Linux’s CFS (Completely Fair Scheduler) tracks how much CPU time each task has received and always picks the task with the least accumulated time. It uses a red-black tree keyed by virtual runtime, so picking the next task is O(log n). The elegance is that fairness falls out naturally from this simple rule.

MLFQ deserves extra attention because it handles the common case well: interactive tasks (lots of I/O, short CPU bursts) get boosted to high-priority queues, while CPU-bound tasks sink to lower-priority queues with longer quanta. The system stays responsive for the user while still giving batch work its fair share.


Process Lifecycle

A process cycles through these states:

         admit           dispatch
  NEW ─────────→ READY ──────────→ RUNNING ──→ TERMINATED
                  ↑                   │
                  │    I/O or event    │
                  └──── BLOCKED ←─────┘
                       (waiting)

Note

The BLOCKED state is important to understand. When a process does I/O (reading a file, waiting for network data), it’s not burning CPU cycles. The OS moves it to BLOCKED and runs something else. When the I/O completes, the process moves back to READY. This is why a system with many I/O-bound processes can feel responsive even with limited cores.

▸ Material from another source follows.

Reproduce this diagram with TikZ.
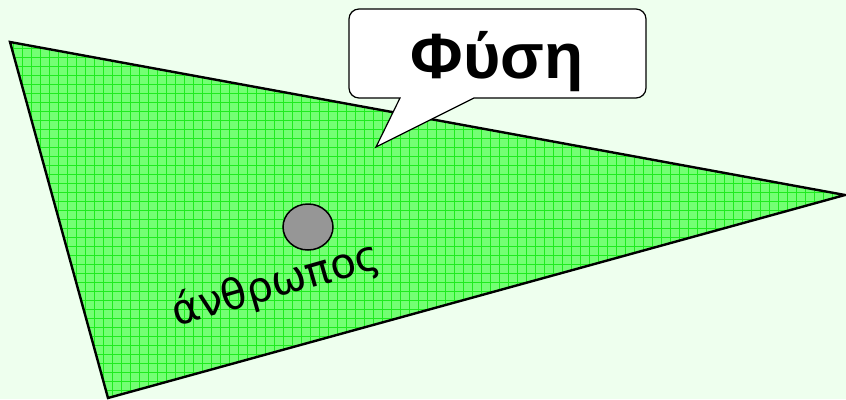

Concrete Example: Web Server Models

A web server has to handle many concurrent connections. The classic approaches map directly onto process/thread tradeoffs:

fork model (Apache prefork):
  parent (PID 1)
    └── child (PID 2) - handles request A (isolated address space)
    └── child (PID 3) - handles request B

thread model (Apache worker):
  process (PID 1)
    ├── thread 0 (main, accepts connections)
    ├── thread 1 - handles request A  (shared heap)
    └── thread 2 - handles request B  (shared heap)

The fork model is safer (one crash doesn’t take down others) but uses more memory. The thread model is faster (no address-space duplication) but requires careful locking. Modern servers (nginx, Node.js) often use a third approach: event-driven I/O with a single thread per core, avoiding both the memory overhead of forking and the complexity of shared-state threading.